Bitcoin Treasury Firms: Bridge to Adoption or Fiat Trojan Horse?
Bitcoin treasury companies, which accumulate large reserves of BTC—often using borrowed capital—offer investors a way to gain Bitcoin exposure through traditional stock markets. While some believe this approach brings Bitcoin to Wall Street, others argue it pushes Bitcoiners toward the very fiat systems they once rejected.
From Holding Private Keys to Buying Bitcoin Stocks
Back in 2021, Elon Musk criticized crypto apps that restricted access to private keys, reinforcing the principle of self-custody. Fast forward to today, and Bitcoin ETFs and treasury companies dominate headlines. The narrative has shifted from decentralized ownership to passive exposure.
Indirect Bitcoin exposure refers to holding assets like Strategy’s MSTR stock or BlackRock’s IBIT ETF, which track BTC’s price. Though these instruments reflect Bitcoin’s performance, they aren’t actual Bitcoin. They're often dubbed “paper Bitcoin” — assets tied to BTC without offering the benefits of direct ownership or self-custody.
Are Treasury Companies Trojan-Horsing Wall Street?
Proponents argue that treasury companies serve as entry points for institutional investors. Instead of navigating Bitcoin wallets and private keys, corporations can simply buy MSTR or IBIT. For example, Strategy now holds nearly 600,000 BTC, and buying its stock exposes shareholders to Bitcoin’s price movement without needing crypto expertise.
Michael Saylor, Strategy’s chairman, has openly stated his mission to “bridge traditional capital markets with the crypto economy.” Some hail this vision as a revolutionary way to normalize Bitcoin. Others view it as co-optation — traditional finance cloaked in a Bitcoin narrative.

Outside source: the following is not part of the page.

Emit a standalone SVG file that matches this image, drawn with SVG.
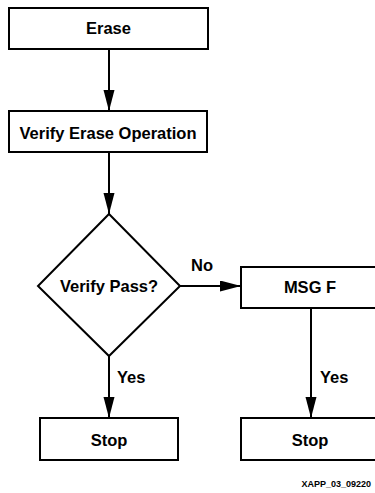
<svg xmlns="http://www.w3.org/2000/svg" width="375" height="493" viewBox="0 0 375 493">
  <defs>
    <style>
      .box { fill: #ffffff; stroke: #000000; stroke-width: 2; }
      .lbl { font-family: "Liberation Sans", Arial, sans-serif; font-weight: bold; font-size: 16.5px; fill: #000000; }
      .mid { text-anchor: middle; }
      .edge { fill: none; stroke: #000000; stroke-width: 2; marker-end: url(#arrow); }
      .tag { font-family: "Liberation Sans", Arial, sans-serif; font-weight: bold; font-size: 9px; fill: #000000; }
    </style>
    <marker id="arrow" markerUnits="userSpaceOnUse" markerWidth="22" markerHeight="12" refX="21" refY="5.5" orient="auto">
      <path d="M0,0 L21,5.5 L0,11 Z" fill="#000000"/>
    </marker>
  </defs>
  <rect width="375" height="493" fill="#ffffff"/>

  <g id="connectors">
    <line class="edge" x1="109" y1="49" x2="109" y2="111"/>
    <line class="edge" x1="109" y1="152" x2="109" y2="214"/>
    <line class="edge" x1="180" y1="286" x2="241" y2="286"/>
    <line class="edge" x1="109" y1="356" x2="109" y2="418"/>
    <line class="edge" x1="311" y1="308" x2="311" y2="418"/>
    <text class="lbl" x="191" y="271">No</text>
    <text class="lbl" x="117" y="383">Yes</text>
    <text class="lbl" x="320" y="383">Yes</text>
  </g>

  <g id="erase">
    <rect class="box" x="9" y="8" width="199" height="41"/>
    <text class="lbl mid" x="108.5" y="34">Erase</text>
  </g>

  <g id="verify-erase">
    <rect class="box" x="9" y="111" width="198" height="41"/>
    <text class="lbl mid" x="108" y="138.5">Verify Erase Operation</text>
  </g>

  <g id="verify-pass">
    <polygon class="box" points="109,214 180,286 109,356 38,286"/>
    <text class="lbl mid" x="109" y="291.5">Verify Pass?</text>
  </g>

  <g id="msg-f">
    <rect class="box" x="241" y="267" width="140" height="41"/>
    <text class="lbl mid" x="310" y="293">MSG F</text>
  </g>

  <g id="stop-left">
    <rect class="box" x="40" y="418" width="138" height="42"/>
    <text class="lbl mid" x="109" y="446">Stop</text>
  </g>

  <g id="stop-right">
    <rect class="box" x="241" y="418" width="140" height="42"/>
    <text class="lbl mid" x="310" y="446">Stop</text>
  </g>

  <text class="tag" x="371" y="486.5" text-anchor="end">XAPP_03_09220</text>
</svg>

Critics note that these firms:
Don’t pay staff in crypto
Don’t accept BTC for stock purchases
Operate entirely within traditional financial systems
In essence, they package Bitcoin for Wall Street consumption, but strip away its decentralized ethos.
A Widening Divide in the Bitcoin Community
The crypto community is now split. On one side are institutional investors and TradFi supporters who welcome the exposure and inflows. On the other are diehard Bitcoiners and self-custody advocates who feel increasingly alienated.
Platforms once dominated by ideals of privacy and decentralization—like Bitcoin podcasts, conferences, and Crypto Twitter—are now filled with treasury company promotions. Critics claim this "commercialization" is diluting the Bitcoin movement’s original mission.
The concern goes deeper than marketing. Treasury companies may be fragile. A sharp drop in BTC’s price could force them to liquidate their holdings, triggering a sell-off cascade. A recent Breed VC report warns that most Bitcoin treasury firms might not survive such a "death spiral," due to their centralized and over-leveraged structures.
Final Thoughts
Bitcoin treasury companies are undeniably pushing BTC into the mainstream. But whether that’s good or bad depends on your perspective. For institutional capital, they’re a convenient gateway. For crypto purists, they’re a threat to decentralization and an invitation to complacency.
As Bitcoin adoption expands, the community must decide: should the path forward embrace traditional finance—or resist it at all costs?